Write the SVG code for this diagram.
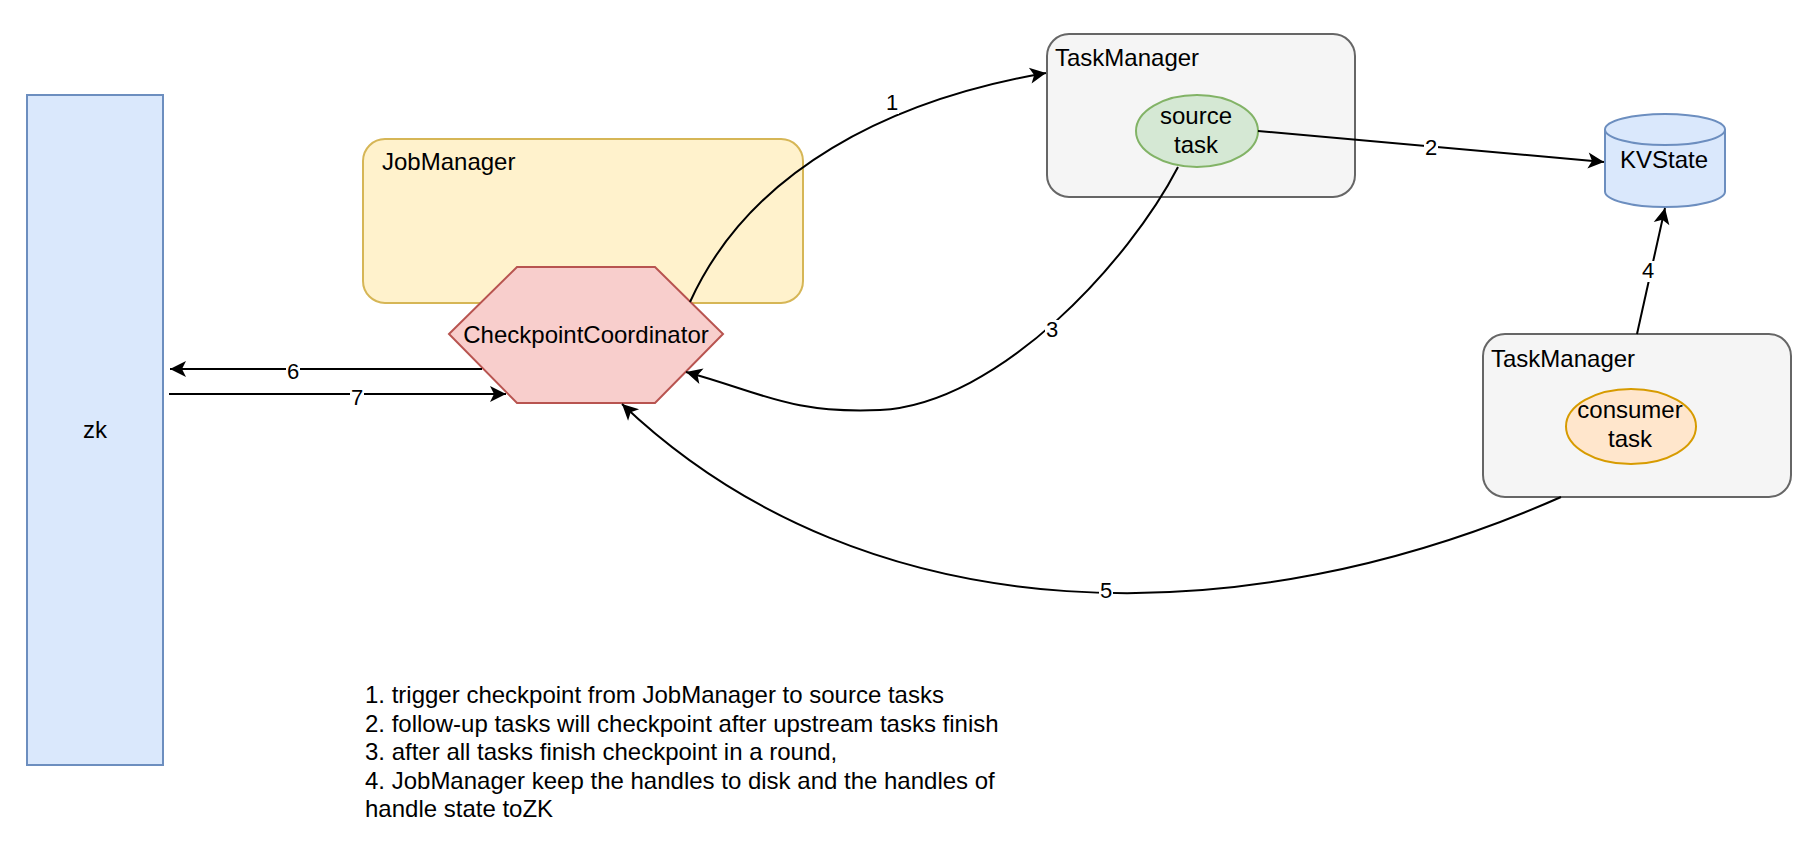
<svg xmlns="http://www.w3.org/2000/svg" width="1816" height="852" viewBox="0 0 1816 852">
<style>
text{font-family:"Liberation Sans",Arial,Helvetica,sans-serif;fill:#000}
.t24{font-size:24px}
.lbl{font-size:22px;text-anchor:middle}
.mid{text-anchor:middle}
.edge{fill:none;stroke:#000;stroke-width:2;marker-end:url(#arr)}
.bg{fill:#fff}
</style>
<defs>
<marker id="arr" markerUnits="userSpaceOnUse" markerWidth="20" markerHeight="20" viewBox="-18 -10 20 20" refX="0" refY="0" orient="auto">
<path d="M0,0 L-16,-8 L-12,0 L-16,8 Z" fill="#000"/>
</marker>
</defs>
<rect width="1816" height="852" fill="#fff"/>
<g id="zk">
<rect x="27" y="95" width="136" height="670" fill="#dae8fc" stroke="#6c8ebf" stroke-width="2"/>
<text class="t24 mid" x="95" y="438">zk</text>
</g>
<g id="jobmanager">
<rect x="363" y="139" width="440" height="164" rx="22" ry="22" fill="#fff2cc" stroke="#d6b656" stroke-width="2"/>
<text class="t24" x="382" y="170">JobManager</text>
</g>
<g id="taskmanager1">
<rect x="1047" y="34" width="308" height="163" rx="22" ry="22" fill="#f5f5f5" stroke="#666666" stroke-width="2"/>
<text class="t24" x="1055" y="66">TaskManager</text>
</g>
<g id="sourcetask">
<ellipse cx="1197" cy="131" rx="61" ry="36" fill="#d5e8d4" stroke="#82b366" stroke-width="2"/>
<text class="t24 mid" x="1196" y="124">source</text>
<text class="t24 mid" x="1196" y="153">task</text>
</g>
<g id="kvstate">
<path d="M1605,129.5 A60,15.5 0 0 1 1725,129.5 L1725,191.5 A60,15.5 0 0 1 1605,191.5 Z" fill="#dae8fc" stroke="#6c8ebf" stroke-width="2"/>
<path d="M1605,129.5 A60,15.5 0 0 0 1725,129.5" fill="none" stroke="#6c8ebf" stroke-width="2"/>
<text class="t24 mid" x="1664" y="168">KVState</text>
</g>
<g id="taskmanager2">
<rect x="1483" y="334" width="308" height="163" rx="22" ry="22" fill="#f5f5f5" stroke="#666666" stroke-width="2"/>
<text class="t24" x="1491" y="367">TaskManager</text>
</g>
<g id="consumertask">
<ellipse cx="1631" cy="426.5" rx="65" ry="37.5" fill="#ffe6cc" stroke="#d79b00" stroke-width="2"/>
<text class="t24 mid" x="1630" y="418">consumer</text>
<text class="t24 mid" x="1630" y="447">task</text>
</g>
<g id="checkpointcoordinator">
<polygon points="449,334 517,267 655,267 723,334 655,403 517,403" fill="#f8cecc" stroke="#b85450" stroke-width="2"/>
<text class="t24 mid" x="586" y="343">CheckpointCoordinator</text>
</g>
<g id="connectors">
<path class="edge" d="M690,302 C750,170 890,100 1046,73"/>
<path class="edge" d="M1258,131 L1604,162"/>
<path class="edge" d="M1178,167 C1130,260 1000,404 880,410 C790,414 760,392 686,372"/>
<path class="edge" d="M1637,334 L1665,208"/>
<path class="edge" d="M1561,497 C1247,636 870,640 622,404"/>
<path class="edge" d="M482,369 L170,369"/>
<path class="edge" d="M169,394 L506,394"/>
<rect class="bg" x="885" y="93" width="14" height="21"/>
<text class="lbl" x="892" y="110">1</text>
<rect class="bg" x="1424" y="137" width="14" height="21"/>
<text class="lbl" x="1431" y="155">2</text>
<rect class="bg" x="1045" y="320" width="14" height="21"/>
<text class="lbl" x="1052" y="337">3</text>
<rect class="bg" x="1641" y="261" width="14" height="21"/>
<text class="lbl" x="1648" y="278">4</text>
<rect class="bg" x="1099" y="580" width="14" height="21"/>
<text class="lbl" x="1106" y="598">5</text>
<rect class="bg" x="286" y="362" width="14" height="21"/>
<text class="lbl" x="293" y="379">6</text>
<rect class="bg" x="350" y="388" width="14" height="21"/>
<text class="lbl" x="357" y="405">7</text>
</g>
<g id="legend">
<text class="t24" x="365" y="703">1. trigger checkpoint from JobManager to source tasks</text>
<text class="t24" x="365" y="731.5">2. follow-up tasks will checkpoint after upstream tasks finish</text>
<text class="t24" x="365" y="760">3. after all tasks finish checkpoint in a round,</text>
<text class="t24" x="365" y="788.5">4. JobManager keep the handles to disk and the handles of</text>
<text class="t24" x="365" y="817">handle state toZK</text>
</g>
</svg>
****************
**WHAT TO DO**
Pictures are excluded; copy all other data exactly as shown.

**FINISHED EXERCISE**
Write the SVG code for this diagram.
<svg xmlns="http://www.w3.org/2000/svg" width="1816" height="852" viewBox="0 0 1816 852">
<style>
text{font-family:"Liberation Sans",Arial,Helvetica,sans-serif;fill:#000}
.t24{font-size:24px}
.lbl{font-size:22px;text-anchor:middle}
.mid{text-anchor:middle}
.edge{fill:none;stroke:#000;stroke-width:2;marker-end:url(#arr)}
.bg{fill:#fff}
</style>
<defs>
<marker id="arr" markerUnits="userSpaceOnUse" markerWidth="20" markerHeight="20" viewBox="-18 -10 20 20" refX="0" refY="0" orient="auto">
<path d="M0,0 L-16,-8 L-12,0 L-16,8 Z" fill="#000"/>
</marker>
</defs>
<rect width="1816" height="852" fill="#fff"/>
<g id="zk">
<rect x="27" y="95" width="136" height="670" fill="#dae8fc" stroke="#6c8ebf" stroke-width="2"/>
<text class="t24 mid" x="95" y="438">zk</text>
</g>
<g id="jobmanager">
<rect x="363" y="139" width="440" height="164" rx="22" ry="22" fill="#fff2cc" stroke="#d6b656" stroke-width="2"/>
<text class="t24" x="382" y="170">JobManager</text>
</g>
<g id="taskmanager1">
<rect x="1047" y="34" width="308" height="163" rx="22" ry="22" fill="#f5f5f5" stroke="#666666" stroke-width="2"/>
<text class="t24" x="1055" y="66">TaskManager</text>
</g>
<g id="sourcetask">
<ellipse cx="1197" cy="131" rx="61" ry="36" fill="#d5e8d4" stroke="#82b366" stroke-width="2"/>
<text class="t24 mid" x="1196" y="124">source</text>
<text class="t24 mid" x="1196" y="153">task</text>
</g>
<g id="kvstate">
<path d="M1605,129.5 A60,15.5 0 0 1 1725,129.5 L1725,191.5 A60,15.5 0 0 1 1605,191.5 Z" fill="#dae8fc" stroke="#6c8ebf" stroke-width="2"/>
<path d="M1605,129.5 A60,15.5 0 0 0 1725,129.5" fill="none" stroke="#6c8ebf" stroke-width="2"/>
<text class="t24 mid" x="1664" y="168">KVState</text>
</g>
<g id="taskmanager2">
<rect x="1483" y="334" width="308" height="163" rx="22" ry="22" fill="#f5f5f5" stroke="#666666" stroke-width="2"/>
<text class="t24" x="1491" y="367">TaskManager</text>
</g>
<g id="consumertask">
<ellipse cx="1631" cy="426.5" rx="65" ry="37.5" fill="#ffe6cc" stroke="#d79b00" stroke-width="2"/>
<text class="t24 mid" x="1630" y="418">consumer</text>
<text class="t24 mid" x="1630" y="447">task</text>
</g>
<g id="checkpointcoordinator">
<polygon points="449,334 517,267 655,267 723,334 655,403 517,403" fill="#f8cecc" stroke="#b85450" stroke-width="2"/>
<text class="t24 mid" x="586" y="343">CheckpointCoordinator</text>
</g>
<g id="connectors">
<path class="edge" d="M690,302 C750,170 890,100 1046,73"/>
<path class="edge" d="M1258,131 L1604,162"/>
<path class="edge" d="M1178,167 C1130,260 1000,404 880,410 C790,414 760,392 686,372"/>
<path class="edge" d="M1637,334 L1665,208"/>
<path class="edge" d="M1561,497 C1247,636 870,640 622,404"/>
<path class="edge" d="M482,369 L170,369"/>
<path class="edge" d="M169,394 L506,394"/>
<rect class="bg" x="885" y="93" width="14" height="21"/>
<text class="lbl" x="892" y="110">1</text>
<rect class="bg" x="1424" y="137" width="14" height="21"/>
<text class="lbl" x="1431" y="155">2</text>
<rect class="bg" x="1045" y="320" width="14" height="21"/>
<text class="lbl" x="1052" y="337">3</text>
<rect class="bg" x="1641" y="261" width="14" height="21"/>
<text class="lbl" x="1648" y="278">4</text>
<rect class="bg" x="1099" y="580" width="14" height="21"/>
<text class="lbl" x="1106" y="598">5</text>
<rect class="bg" x="286" y="362" width="14" height="21"/>
<text class="lbl" x="293" y="379">6</text>
<rect class="bg" x="350" y="388" width="14" height="21"/>
<text class="lbl" x="357" y="405">7</text>
</g>
<g id="legend">
<text class="t24" x="365" y="703">1. trigger checkpoint from JobManager to source tasks</text>
<text class="t24" x="365" y="731.5">2. follow-up tasks will checkpoint after upstream tasks finish</text>
<text class="t24" x="365" y="760">3. after all tasks finish checkpoint in a round,</text>
<text class="t24" x="365" y="788.5">4. JobManager keep the handles to disk and the handles of</text>
<text class="t24" x="365" y="817">handle state toZK</text>
</g>
</svg>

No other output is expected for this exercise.